In den 1950er Jahren, da schwappte neben Rock'n'Roll auch die Do it Yourself-Welle in die junge Bundesrepublik. Anfangs noch als „Stümperei“ belächelt, trat das eifrige Selbermachen bald in die Mitte der Wirtschaftswunder-Gesellschaft. Der Historiker Jonathan Voges, nach eigenen Aussagen selbst eher ein Mann mit zwei linken Händen, nahm sich des Themas an und schrieb eine mehr als sechshundert Seiten dicke Doktorarbeit über den Siegeszug des deutschen Heimwerker-Booms.

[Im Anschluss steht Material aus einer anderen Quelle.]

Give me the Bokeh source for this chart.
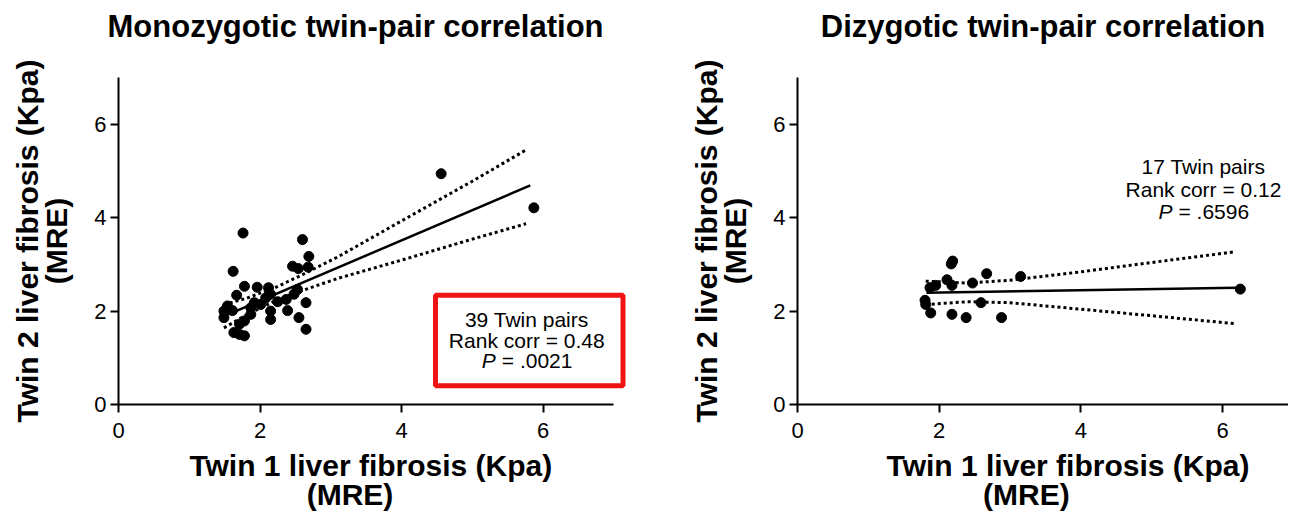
from bokeh.plotting import figure
from bokeh.layouts import row
from bokeh.models import Label, BoxAnnotation, Range1d, FixedTicker
from bokeh.embed import file_html
from bokeh.resources import INLINE

# ---- Monozygotic twin pairs (Twin 1 vs Twin 2, kPa) ----
mz_twin1 = [4.56, 5.87, 1.76, 2.60, 2.69, 1.62, 2.46, 2.54, 2.68, 1.78, 1.96, 2.12, 1.67,
            2.08, 2.15, 2.53, 2.48, 2.37, 2.65, 1.92, 2.01, 1.54, 1.49, 1.61, 2.15, 2.39,
            1.87, 1.49, 2.15, 1.78, 2.55, 2.65, 1.63, 1.71, 1.78, 1.71, 1.87, 1.55, 2.25]
mz_twin2 = [4.94, 4.21, 3.67, 3.53, 3.17, 2.85, 2.96, 2.91, 2.94, 2.53, 2.51, 2.50, 2.34,
            2.28, 2.36, 2.46, 2.36, 2.25, 2.18, 2.18, 2.14, 2.11, 2.00, 2.01, 2.00, 2.01,
            1.93, 1.86, 1.82, 1.79, 1.86, 1.61, 1.54, 1.50, 1.47, 1.72, 2.07, 2.05, 2.20]
mz_fit_x = [1.49, 5.82]
mz_fit_y = [1.89, 4.69]
mz_ci_x = [1.49, 1.8, 2.2, 2.6, 3.1, 4.0, 5.0, 5.76]
mz_ci_upper = [2.14, 2.27, 2.49, 2.78, 3.16, 3.93, 4.78, 5.45]
mz_ci_lower = [1.64, 1.91, 2.21, 2.44, 2.70, 3.09, 3.54, 3.87]

# ---- Dizygotic twin pairs ----
dz_twin1 = [2.17, 2.19, 1.87, 1.95, 2.11, 2.18, 2.47, 2.67, 3.15, 1.80, 1.81, 2.59, 1.88,
            2.18, 2.38, 2.88, 6.25]
dz_twin2 = [3.01, 3.07, 2.50, 2.55, 2.67, 2.55, 2.60, 2.80, 2.74, 2.23, 2.14, 2.18, 1.96,
            1.93, 1.86, 1.86, 2.47]
dz_fit_x = [1.82, 6.20]
dz_fit_y = [2.39, 2.50]
dz_ci_x = [1.81, 2.4, 3.0, 4.0, 5.0, 6.18]
dz_ci_upper = [2.64, 2.60, 2.66, 2.84, 3.04, 3.27]
dz_ci_lower = [2.14, 2.20, 2.18, 2.04, 1.90, 1.73]

tick_values = [0, 2, 4, 6]
FONT = "Liberation Sans"
NB = "\u00a0"


def make_fig(title, width, mb_left, mb_right, xmax, xbounds, xlabel):
    p = figure(width=width, height=516, output_backend="svg", toolbar_location=None,
               x_range=Range1d(0, xmax), y_range=Range1d(0, 7),
               min_border_left=mb_left, min_border_right=mb_right,
               min_border_top=77, min_border_bottom=112, title=title + "\n")
    p.outline_line_color = None
    p.grid.visible = False
    p.title.text_font = FONT
    p.title.text_font_size = "31px"
    p.title.text_font_style = "bold"
    p.title.text_color = "black"
    p.title.text_line_height = 0.82
    for ax in (p.xaxis[0], p.yaxis[0]):
        ax.ticker = FixedTicker(ticks=tick_values)
        ax.minor_tick_line_color = None
        ax.major_tick_in = 0
        ax.major_tick_out = 8
        ax.axis_line_width = 2
        ax.major_tick_line_width = 2
        ax.axis_line_color = "black"
        ax.major_tick_line_color = "black"
        ax.major_label_text_font = FONT
        ax.major_label_text_font_size = "22px"
        ax.major_label_text_color = "black"
        ax.axis_label_text_font = FONT
        ax.axis_label_text_font_size = "30px"
        ax.axis_label_text_font_style = "bold"
        ax.axis_label_text_color = "black"
        ax.axis_label_text_line_height = 0.9
    p.xaxis[0].bounds = xbounds
    p.xaxis[0].axis_label = xlabel
    p.yaxis[0].axis_label = "Twin 2 liver fibrosis (Kpa)\n(MRE)"
    p.xaxis[0].major_label_standoff = 10
    p.yaxis[0].major_label_standoff = 4
    p.xaxis[0].axis_label_standoff = 8
    p.yaxis[0].axis_label_standoff = 18
    return p


def add_stats(p, xc, ys, lines):
    for (txt, y) in zip(lines[:2], ys[:2]):
        p.add_layout(Label(x=xc, y=y, text=txt, text_align="center", text_baseline="middle",
                           text_font=FONT, text_font_size="21px", text_color="black"))
    p.add_layout(Label(x=xc, y=ys[2], x_offset=-45, text="P", text_align="left",
                       text_baseline="middle", text_font=FONT, text_font_size="21px",
                       text_font_style="italic", text_color="black"))
    p.add_layout(Label(x=xc, y=ys[2], x_offset=-25, text=lines[2], text_align="left",
                       text_baseline="middle", text_font=FONT, text_font_size="21px",
                       text_color="black"))


# Left panel
p1 = make_fig("Monozygotic twin-pair correlation", 658, 118, 27, 7.25, (0, 7),
              "Twin 1 liver fibrosis (Kpa) \n(MRE)      ")
p1.title.align = "left"
p1.title.offset = -11
p1.line(mz_ci_x, mz_ci_upper, line_color="black", line_width=3, line_dash="3 3")
p1.line(mz_ci_x, mz_ci_lower, line_color="black", line_width=3, line_dash="3 3")
p1.line(mz_fit_x, mz_fit_y, line_color="black", line_width=2.5)
p1.scatter(mz_twin1, mz_twin2, size=10, color="black")
p1.add_layout(BoxAnnotation(left=4.48, right=7.13, bottom=0.40, top=2.34,
                            fill_color=None, line_color="#f01414", line_width=5,
                            line_alpha=1.0))
add_stats(p1, 5.77, [1.83, 1.36, 0.94], ["39 Twin pairs", "Rank corr = 0.48", "= .0021"])

# Right panel
p2 = make_fig("Dizygotic twin-pair correlation", 630, 139, 0, 6.93, (0, 6.93),
              NB * 6 + "Twin 1 liver fibrosis (Kpa)\n(MRE)    ")
p2.title.align = "center"
p2.line(dz_ci_x, dz_ci_upper, line_color="black", line_width=3, line_dash="3 3")
p2.line(dz_ci_x, dz_ci_lower, line_color="black", line_width=3, line_dash="3 3")
p2.line(dz_fit_x, dz_fit_y, line_color="black", line_width=2.5)
p2.scatter(dz_twin1, dz_twin2, size=10, color="black")
add_stats(p2, 5.73, [5.09, 4.60, 4.13], ["17 Twin pairs", "Rank corr = 0.12", "= .6596"])

layout = row(p1, p2)
open("out.html", "w").write(file_html(layout, INLINE))
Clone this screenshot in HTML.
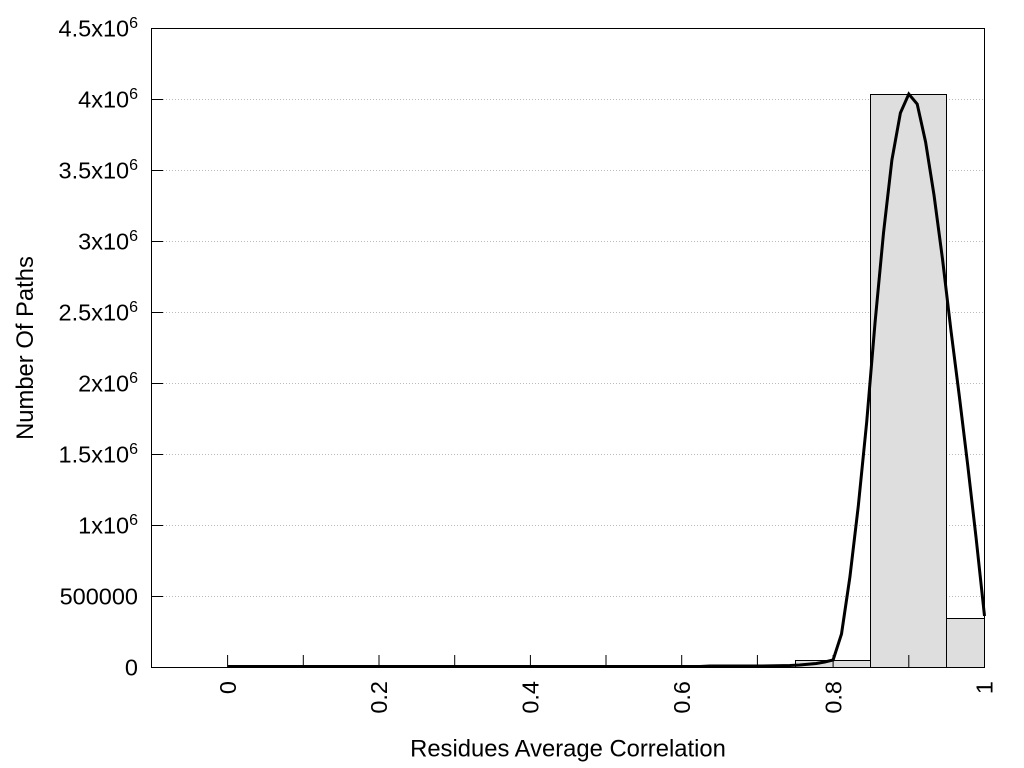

Und nun hat Voges seine Erkenntnisse auch für ein Buch aufbereitet.
Vatis Heimarbeit und Muttis Hausarbeit
Anfangs war das „Heimwerkern“ noch ganz Vatis Domäne, erzählt der Autor bei einem Treffen, und blättert in einer historischen Heimwerkerbroschüre:
"Auf dem Cover sieht man direkt, wie ein älterer Herr und eine junge Frau heimwerken. Sehr deutlich wird, dass der Mann die Maschine in der Hand hält. Während die Frau – interessanterweise mit Lippenstift – anzeichnet, wo Löcher gebohrt werden sollen..."
„Heimwerken“ war Teil eines bürgerlichen Idylls, das Solidität und gleichzeitig Kreativität ausstrahlte. Papas Heimarbeit und Mamas Hausarbeit gingen Hand in Hand, so wollte es das Klischee der Aufbaujahre. Seit Ende der 1960er Jahre wurde aus dem häuslichen Trend eine Massenbewegung. Heimwerkermärkte großen Stils schossen wie Pilze aus dem Boden: Jedermann bohrte, dübelte und reparierte.
BRD und Bohrmaschine - eine Kulturgeschichte
Die Branche wuchs zu einem Milliarden-Geschäft: Do it yourself wurde zur Freizeitbeschäftigung, das die Wirtschaft ankurbelte und die eigenen vier Wände zur Kreativzentrale umfunktionierte. Voges Betrachtung endet mit der deutschen Wiedervereinigung – und gibt somit ein geschlossenes Bild einer glorreichen Ära des Hämmerns und Bohrens.
Jonathan Voges: "Selbst ist der Mann. Do it Yourself und Heimwerken in der Bundesrepublik Deutschland". Wallstein Verlag, 2017. 54 Euro.